Selene se sentó despacio. El cuerpo aún tembloroso. El costado cubierto con una gasa improvisada. La manta caída sobre la cadera. Los pechos semi descubiertos.

Florencio la miró. La boca entreabierta. Los ojos oscuros. El pecho agitado.

Se acercó. No habló. Solo alargó la mano. Le corrió un mechón de cabello húmedo de la frente. Los dedos le rozaron la sien. La piel. El cuello.

Selene cerró los ojos. No porque quisiera detenerlo. Sino porque si lo miraba… iba a romperse.

Florencio apoyó la palma abierta sobre su mandíbula. La sostuvo así, suave, sin apretar. Como buscando algo en esa piel. Como si su pulgar pudiera leer el lenguaje escondido en el hueso.

—Tenés olor a bosque —murmuró.

—Y vos… a pólvora.

Ella abrió los ojos. Lo miró. Estaban a centímetros. El aire entre ellos no era aire. Era humo. Deseo contenido. Miedo mezclado con hambre.

Florencio se inclinó. Pero no fue a la boca. Fue al cuello. Rozó la clavícula con los labios. Bajó apenas por el esternón.

Selene contuvo un jadeo. La mano de él descendió por su costado, hasta la gasa. La tocó. Sintió el calor.

—Estás hirviendo.

—Estoy viva.

🌑 🌊 🐾

El aire pesaba. Florencio trabajó en silencio. Terminó de vendarla. Selene se recostó, la manta cubriéndole apenas la cadera. La piel aún temblorosa.

Florencio se quedó mirándola.

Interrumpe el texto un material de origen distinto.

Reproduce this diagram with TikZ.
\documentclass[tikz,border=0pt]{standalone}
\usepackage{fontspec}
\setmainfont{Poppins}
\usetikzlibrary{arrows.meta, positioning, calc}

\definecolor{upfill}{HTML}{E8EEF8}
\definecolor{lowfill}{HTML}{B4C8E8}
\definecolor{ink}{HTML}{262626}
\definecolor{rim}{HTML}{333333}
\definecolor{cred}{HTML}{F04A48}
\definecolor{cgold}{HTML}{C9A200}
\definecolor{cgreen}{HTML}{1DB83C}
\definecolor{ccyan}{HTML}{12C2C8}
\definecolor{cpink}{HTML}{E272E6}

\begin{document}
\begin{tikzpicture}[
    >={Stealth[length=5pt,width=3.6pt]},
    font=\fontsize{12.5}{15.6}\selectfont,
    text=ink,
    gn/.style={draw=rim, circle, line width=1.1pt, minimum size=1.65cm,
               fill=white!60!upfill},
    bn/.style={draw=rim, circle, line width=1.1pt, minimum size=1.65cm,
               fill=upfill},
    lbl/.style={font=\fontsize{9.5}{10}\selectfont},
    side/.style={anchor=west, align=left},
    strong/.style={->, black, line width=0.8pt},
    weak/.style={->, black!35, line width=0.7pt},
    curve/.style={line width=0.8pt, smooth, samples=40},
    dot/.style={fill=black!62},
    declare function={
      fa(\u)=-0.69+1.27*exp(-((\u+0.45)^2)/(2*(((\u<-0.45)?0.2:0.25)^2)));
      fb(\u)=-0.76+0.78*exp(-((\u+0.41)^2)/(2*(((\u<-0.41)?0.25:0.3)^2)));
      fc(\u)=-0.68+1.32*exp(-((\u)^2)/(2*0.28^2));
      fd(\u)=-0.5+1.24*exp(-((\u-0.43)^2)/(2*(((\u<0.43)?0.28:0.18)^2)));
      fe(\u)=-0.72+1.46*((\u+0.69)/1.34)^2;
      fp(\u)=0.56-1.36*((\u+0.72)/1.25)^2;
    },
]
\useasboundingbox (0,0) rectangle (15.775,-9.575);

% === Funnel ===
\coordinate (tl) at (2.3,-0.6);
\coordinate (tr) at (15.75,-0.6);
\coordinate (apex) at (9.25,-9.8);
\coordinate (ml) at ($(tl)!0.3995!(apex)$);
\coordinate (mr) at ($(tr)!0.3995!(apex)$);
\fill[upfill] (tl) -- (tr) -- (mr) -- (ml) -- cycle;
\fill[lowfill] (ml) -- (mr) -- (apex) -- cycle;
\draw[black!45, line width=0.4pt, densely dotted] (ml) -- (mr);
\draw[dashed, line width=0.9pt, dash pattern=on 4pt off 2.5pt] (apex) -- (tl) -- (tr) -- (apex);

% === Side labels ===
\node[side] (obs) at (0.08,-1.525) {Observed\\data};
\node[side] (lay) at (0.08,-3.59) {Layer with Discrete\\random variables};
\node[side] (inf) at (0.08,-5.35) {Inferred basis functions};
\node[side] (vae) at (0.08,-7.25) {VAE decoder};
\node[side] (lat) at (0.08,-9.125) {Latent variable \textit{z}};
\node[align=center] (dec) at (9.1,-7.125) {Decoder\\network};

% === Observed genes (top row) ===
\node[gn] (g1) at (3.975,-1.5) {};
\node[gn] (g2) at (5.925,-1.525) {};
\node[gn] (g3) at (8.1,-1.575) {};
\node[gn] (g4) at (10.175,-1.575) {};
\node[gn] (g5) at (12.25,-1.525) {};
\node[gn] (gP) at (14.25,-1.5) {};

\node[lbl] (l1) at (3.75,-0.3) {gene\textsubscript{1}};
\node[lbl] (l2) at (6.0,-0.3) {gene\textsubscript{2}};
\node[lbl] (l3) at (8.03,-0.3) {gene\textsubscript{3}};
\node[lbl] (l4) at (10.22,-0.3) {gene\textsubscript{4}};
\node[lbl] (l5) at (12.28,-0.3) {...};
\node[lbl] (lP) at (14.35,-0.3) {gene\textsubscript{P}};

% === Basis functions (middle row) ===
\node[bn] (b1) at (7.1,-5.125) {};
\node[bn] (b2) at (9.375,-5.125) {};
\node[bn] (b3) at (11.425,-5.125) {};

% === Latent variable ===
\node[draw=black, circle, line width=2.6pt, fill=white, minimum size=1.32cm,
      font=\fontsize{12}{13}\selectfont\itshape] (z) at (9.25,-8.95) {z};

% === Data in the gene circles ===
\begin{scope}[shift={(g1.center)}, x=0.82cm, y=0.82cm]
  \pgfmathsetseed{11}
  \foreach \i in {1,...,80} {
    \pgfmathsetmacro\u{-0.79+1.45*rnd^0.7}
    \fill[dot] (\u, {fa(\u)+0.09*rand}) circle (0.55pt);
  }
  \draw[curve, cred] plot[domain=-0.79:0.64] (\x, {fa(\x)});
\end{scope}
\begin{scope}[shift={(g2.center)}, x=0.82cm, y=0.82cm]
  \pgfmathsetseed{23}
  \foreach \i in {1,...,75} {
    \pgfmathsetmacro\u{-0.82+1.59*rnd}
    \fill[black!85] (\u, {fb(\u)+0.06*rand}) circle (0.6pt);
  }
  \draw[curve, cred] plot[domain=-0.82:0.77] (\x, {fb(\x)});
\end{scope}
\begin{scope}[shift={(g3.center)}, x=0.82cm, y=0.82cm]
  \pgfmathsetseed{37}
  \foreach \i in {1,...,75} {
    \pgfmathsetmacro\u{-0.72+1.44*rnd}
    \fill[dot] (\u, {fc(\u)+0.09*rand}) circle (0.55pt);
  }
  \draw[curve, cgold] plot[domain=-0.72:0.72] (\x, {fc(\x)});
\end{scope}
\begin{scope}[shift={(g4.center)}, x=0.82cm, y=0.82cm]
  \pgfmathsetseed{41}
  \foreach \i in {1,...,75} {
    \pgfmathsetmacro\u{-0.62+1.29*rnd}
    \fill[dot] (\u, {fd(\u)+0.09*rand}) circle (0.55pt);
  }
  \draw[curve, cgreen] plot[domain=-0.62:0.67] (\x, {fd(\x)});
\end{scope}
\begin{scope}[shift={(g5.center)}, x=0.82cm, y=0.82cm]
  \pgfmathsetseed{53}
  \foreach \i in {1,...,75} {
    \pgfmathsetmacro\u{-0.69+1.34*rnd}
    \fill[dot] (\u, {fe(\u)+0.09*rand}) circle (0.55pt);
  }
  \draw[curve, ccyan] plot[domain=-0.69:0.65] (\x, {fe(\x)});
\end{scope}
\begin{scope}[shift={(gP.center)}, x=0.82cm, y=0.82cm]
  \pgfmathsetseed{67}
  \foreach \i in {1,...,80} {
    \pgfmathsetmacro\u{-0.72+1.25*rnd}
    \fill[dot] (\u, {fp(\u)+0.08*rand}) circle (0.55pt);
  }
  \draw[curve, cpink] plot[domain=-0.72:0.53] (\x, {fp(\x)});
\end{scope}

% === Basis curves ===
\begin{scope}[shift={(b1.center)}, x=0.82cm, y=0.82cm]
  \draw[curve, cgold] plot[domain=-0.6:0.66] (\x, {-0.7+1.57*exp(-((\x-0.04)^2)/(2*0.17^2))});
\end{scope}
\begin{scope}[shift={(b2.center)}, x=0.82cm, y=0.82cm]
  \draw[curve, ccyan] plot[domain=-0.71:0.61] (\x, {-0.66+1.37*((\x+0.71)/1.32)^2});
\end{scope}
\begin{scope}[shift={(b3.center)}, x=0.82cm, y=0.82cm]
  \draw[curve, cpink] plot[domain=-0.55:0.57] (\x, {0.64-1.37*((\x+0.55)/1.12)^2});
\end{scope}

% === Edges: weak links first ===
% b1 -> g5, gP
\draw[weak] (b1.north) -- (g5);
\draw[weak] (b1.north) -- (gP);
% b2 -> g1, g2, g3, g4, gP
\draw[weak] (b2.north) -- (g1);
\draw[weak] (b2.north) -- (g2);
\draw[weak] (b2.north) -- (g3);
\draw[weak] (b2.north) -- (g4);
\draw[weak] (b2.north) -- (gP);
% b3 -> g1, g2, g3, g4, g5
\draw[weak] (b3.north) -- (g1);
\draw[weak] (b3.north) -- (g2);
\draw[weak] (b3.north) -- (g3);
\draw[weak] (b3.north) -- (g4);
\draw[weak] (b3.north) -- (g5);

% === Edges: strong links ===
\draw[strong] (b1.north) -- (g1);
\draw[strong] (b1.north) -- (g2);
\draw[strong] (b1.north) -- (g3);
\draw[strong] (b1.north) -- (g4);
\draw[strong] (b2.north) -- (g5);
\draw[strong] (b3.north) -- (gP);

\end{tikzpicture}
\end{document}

No como médico. No como salvador. Como un hombre que intenta entender por qué alguien puede sangrar así y no llorar.

Le apartó otro mechón de pelo húmedo. Selene cerró los ojos. No para evitarlo. Sino porque si lo miraba, tal vez cedía.

—No corriste —dijo él.

Selene sonrió, apenas.

—A veces no sirve.

Florencio se enderezó. Tomó el fusil. Se apoyó contra la pared.

—Dormí. Mañana hablamos.

Selene no respondió. Se acomodó como pudo. El cuerpo dolía. Pero algo hervía por debajo de la piel.

Antes de cerrar los ojos, murmuró:

—No te acerques mientras duerma.

Florencio dejó el frasco sobre la mesa. Asintió. Cerró la puerta. Y se fue.

Afuera, el mar respiraba hondo.

Selene quedó sola. Envuelta apenas. Y en la oscuridad, entre cicatrices y hambre vieja, la loba dormida empezó a soñar con fuego.